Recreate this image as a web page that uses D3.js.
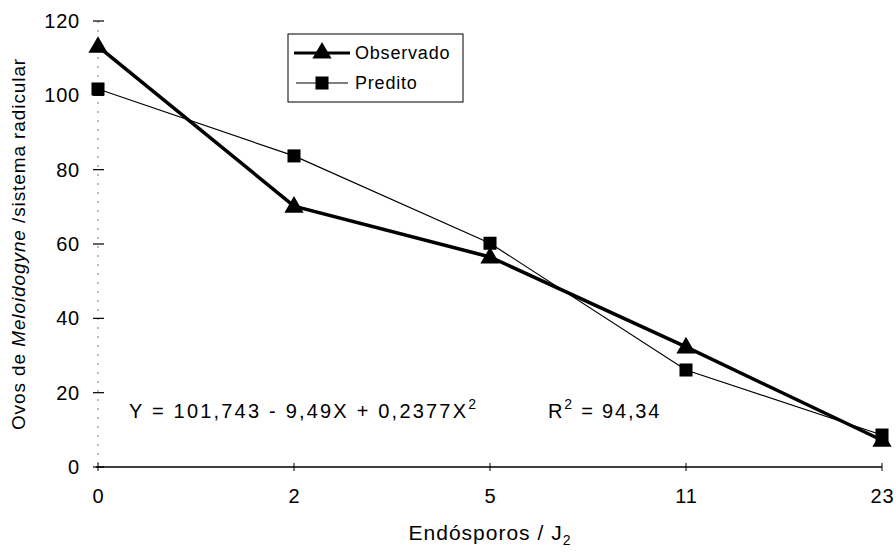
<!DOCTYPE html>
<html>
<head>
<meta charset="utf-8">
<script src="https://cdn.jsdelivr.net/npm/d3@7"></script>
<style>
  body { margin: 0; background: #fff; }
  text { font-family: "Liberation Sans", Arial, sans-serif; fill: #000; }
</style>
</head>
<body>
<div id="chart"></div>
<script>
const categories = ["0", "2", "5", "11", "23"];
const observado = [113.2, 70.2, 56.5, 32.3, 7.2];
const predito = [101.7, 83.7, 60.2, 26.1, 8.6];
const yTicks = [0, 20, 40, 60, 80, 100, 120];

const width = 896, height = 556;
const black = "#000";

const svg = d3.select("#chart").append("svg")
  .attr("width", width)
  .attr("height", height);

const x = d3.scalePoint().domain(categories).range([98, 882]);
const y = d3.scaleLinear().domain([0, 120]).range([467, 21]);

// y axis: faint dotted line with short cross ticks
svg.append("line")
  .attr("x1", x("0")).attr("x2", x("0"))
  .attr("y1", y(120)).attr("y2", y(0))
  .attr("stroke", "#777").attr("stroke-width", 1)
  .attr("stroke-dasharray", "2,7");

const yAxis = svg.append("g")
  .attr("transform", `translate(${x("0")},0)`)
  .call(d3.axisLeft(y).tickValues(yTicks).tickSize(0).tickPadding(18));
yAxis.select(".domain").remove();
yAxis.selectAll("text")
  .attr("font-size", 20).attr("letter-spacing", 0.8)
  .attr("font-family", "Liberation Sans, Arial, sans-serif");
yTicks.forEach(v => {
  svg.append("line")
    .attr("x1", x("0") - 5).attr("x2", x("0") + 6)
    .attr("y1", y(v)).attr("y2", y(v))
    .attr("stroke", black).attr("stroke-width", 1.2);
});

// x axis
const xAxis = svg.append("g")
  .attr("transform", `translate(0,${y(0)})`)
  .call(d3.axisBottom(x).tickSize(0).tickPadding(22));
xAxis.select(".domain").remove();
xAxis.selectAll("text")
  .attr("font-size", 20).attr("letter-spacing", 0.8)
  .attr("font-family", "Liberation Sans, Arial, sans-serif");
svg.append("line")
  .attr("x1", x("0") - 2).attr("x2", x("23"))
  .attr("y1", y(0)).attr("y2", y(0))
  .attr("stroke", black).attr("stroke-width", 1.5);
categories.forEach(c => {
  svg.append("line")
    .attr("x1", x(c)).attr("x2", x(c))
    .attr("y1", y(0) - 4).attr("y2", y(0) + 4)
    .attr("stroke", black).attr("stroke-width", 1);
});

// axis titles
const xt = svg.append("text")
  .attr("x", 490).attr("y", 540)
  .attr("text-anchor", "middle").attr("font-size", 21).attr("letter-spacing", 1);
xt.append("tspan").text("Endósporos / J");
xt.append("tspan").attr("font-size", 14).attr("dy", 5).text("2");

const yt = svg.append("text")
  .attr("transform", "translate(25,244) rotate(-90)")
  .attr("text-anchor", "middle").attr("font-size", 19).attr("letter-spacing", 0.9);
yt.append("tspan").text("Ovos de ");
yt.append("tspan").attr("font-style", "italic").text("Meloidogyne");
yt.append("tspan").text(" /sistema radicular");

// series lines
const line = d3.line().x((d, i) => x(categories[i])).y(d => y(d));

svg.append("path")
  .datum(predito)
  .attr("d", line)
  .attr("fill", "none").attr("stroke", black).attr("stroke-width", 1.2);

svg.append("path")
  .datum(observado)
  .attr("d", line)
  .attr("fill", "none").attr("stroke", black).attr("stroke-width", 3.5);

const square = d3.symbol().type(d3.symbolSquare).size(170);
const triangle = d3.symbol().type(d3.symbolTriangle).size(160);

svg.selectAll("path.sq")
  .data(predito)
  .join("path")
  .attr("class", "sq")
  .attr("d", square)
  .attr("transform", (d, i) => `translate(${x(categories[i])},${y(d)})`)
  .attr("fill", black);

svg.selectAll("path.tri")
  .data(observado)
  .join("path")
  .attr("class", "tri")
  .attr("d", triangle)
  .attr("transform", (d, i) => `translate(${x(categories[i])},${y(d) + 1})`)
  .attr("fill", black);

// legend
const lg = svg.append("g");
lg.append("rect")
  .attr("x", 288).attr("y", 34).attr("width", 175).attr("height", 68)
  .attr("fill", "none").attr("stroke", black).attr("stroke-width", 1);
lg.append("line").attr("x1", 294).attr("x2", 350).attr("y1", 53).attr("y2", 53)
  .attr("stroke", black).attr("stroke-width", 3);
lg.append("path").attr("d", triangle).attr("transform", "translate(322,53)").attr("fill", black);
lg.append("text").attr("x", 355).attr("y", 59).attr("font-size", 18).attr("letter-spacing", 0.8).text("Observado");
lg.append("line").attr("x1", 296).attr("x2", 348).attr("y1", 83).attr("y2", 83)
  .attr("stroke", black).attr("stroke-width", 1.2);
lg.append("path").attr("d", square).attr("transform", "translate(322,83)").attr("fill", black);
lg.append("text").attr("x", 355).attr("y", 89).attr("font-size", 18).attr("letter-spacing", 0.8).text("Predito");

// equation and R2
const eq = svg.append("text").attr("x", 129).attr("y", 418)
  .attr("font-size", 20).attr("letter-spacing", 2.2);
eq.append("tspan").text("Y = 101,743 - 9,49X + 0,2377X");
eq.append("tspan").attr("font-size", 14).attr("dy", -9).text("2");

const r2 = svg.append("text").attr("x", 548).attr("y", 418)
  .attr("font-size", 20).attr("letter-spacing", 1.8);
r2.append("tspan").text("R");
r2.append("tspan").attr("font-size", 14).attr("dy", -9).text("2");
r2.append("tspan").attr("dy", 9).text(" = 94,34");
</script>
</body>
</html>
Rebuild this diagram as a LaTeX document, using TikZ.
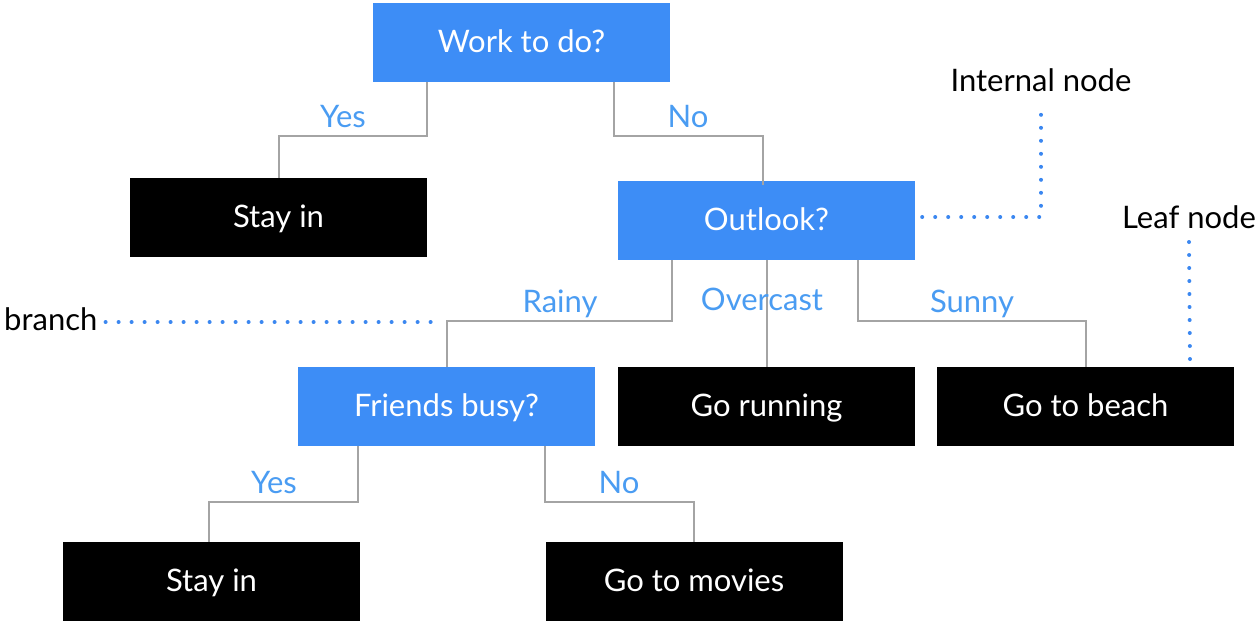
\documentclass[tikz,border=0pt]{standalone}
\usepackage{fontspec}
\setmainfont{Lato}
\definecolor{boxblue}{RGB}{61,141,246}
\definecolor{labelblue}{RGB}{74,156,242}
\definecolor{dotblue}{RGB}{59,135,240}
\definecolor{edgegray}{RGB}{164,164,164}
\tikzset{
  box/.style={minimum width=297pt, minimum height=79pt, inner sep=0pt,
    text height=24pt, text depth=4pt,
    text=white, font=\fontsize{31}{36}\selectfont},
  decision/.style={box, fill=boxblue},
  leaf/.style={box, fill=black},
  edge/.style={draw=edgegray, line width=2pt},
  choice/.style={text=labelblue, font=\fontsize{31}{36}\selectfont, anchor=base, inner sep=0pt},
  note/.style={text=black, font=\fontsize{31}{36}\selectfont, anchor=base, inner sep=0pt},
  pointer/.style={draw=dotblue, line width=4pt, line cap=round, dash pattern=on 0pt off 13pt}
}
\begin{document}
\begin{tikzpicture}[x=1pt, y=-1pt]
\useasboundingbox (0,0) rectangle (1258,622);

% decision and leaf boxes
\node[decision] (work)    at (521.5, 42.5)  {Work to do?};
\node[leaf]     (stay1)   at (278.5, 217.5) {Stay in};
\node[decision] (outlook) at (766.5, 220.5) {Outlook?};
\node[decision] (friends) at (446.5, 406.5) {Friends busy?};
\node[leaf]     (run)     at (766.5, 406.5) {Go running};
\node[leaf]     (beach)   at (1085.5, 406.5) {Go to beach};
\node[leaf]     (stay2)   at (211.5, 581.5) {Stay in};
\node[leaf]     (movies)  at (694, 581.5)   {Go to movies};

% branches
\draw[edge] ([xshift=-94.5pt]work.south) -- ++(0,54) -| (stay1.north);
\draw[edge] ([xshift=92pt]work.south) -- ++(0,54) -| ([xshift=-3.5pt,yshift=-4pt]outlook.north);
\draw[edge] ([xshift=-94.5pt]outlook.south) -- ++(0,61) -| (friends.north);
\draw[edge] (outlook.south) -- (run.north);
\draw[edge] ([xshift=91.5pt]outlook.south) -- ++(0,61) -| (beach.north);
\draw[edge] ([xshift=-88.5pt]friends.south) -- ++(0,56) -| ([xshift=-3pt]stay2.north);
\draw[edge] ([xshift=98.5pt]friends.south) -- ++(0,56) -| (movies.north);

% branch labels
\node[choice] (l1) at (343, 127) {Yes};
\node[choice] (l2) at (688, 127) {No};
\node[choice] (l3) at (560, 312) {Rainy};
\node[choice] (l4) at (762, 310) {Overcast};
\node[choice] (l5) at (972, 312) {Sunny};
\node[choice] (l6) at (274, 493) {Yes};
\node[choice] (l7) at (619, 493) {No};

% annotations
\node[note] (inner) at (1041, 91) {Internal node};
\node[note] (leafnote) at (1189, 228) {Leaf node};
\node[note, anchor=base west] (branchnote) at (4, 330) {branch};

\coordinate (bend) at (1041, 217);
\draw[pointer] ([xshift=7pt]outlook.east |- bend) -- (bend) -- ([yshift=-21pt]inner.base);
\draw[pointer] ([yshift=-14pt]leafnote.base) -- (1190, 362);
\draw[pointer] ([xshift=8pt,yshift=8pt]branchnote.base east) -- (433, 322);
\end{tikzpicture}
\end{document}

==

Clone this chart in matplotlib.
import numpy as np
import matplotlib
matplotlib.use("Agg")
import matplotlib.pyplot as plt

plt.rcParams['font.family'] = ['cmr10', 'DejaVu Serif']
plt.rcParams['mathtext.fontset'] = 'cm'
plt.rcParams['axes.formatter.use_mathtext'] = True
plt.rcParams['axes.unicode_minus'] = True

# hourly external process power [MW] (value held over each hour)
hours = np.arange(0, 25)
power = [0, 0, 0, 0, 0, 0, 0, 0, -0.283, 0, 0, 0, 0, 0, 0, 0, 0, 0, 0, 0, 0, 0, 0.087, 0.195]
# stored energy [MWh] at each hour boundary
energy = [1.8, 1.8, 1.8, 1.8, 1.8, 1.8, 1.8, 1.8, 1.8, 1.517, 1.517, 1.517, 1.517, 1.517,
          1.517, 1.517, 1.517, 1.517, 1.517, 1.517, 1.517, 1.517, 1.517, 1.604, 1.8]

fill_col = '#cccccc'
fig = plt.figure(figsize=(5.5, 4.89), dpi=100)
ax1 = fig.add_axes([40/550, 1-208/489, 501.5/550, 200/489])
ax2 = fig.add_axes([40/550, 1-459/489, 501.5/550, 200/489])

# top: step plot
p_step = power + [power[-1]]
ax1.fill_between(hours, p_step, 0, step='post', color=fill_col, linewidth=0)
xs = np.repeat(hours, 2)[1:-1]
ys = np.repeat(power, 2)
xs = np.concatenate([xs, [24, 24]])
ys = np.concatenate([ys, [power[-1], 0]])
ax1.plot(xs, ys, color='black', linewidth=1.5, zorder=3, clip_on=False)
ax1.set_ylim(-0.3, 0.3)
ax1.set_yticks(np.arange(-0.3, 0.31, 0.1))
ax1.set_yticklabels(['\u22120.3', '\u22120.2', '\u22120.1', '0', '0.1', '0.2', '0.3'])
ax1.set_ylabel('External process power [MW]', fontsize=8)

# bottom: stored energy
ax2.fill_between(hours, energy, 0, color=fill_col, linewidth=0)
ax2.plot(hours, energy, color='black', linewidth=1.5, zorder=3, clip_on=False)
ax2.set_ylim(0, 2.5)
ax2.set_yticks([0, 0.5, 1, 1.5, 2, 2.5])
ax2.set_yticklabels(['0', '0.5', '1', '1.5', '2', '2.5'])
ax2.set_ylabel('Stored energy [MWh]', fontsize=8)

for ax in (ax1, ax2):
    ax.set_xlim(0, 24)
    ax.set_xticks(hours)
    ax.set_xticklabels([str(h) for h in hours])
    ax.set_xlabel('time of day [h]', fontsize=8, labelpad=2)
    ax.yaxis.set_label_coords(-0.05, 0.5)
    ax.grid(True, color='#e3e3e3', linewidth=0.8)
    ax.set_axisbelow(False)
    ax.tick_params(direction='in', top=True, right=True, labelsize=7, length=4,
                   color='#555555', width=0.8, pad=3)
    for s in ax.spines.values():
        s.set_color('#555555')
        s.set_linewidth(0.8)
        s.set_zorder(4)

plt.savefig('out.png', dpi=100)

==

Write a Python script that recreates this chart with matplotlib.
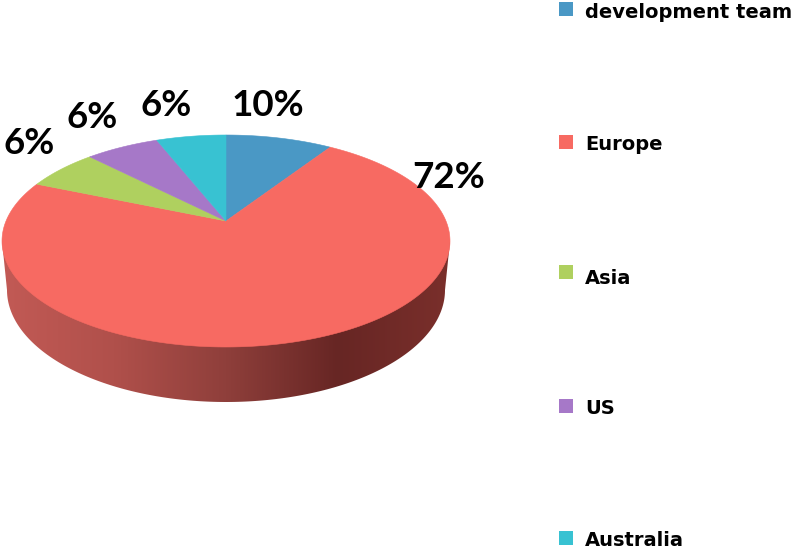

■ WHAT THE TASK ASKS ■
Copy exactly, and only, the lines from the one containing "Clone this chart in matplotlib." through the one containing "ax2.set_ylabel('Stored energy [MWh]', fontsize=8)".

■ REPLY TO THE TASK ■
Clone this chart in matplotlib.
import numpy as np
import matplotlib
matplotlib.use("Agg")
import matplotlib.pyplot as plt

plt.rcParams['font.family'] = ['cmr10', 'DejaVu Serif']
plt.rcParams['mathtext.fontset'] = 'cm'
plt.rcParams['axes.formatter.use_mathtext'] = True
plt.rcParams['axes.unicode_minus'] = True

# hourly external process power [MW] (value held over each hour)
hours = np.arange(0, 25)
power = [0, 0, 0, 0, 0, 0, 0, 0, -0.283, 0, 0, 0, 0, 0, 0, 0, 0, 0, 0, 0, 0, 0, 0.087, 0.195]
# stored energy [MWh] at each hour boundary
energy = [1.8, 1.8, 1.8, 1.8, 1.8, 1.8, 1.8, 1.8, 1.8, 1.517, 1.517, 1.517, 1.517, 1.517,
          1.517, 1.517, 1.517, 1.517, 1.517, 1.517, 1.517, 1.517, 1.517, 1.604, 1.8]

fill_col = '#cccccc'
fig = plt.figure(figsize=(5.5, 4.89), dpi=100)
ax1 = fig.add_axes([40/550, 1-208/489, 501.5/550, 200/489])
ax2 = fig.add_axes([40/550, 1-459/489, 501.5/550, 200/489])

# top: step plot
p_step = power + [power[-1]]
ax1.fill_between(hours, p_step, 0, step='post', color=fill_col, linewidth=0)
xs = np.repeat(hours, 2)[1:-1]
ys = np.repeat(power, 2)
xs = np.concatenate([xs, [24, 24]])
ys = np.concatenate([ys, [power[-1], 0]])
ax1.plot(xs, ys, color='black', linewidth=1.5, zorder=3, clip_on=False)
ax1.set_ylim(-0.3, 0.3)
ax1.set_yticks(np.arange(-0.3, 0.31, 0.1))
ax1.set_yticklabels(['\u22120.3', '\u22120.2', '\u22120.1', '0', '0.1', '0.2', '0.3'])
ax1.set_ylabel('External process power [MW]', fontsize=8)

# bottom: stored energy
ax2.fill_between(hours, energy, 0, color=fill_col, linewidth=0)
ax2.plot(hours, energy, color='black', linewidth=1.5, zorder=3, clip_on=False)
ax2.set_ylim(0, 2.5)
ax2.set_yticks([0, 0.5, 1, 1.5, 2, 2.5])
ax2.set_yticklabels(['0', '0.5', '1', '1.5', '2', '2.5'])
ax2.set_ylabel('Stored energy [MWh]', fontsize=8)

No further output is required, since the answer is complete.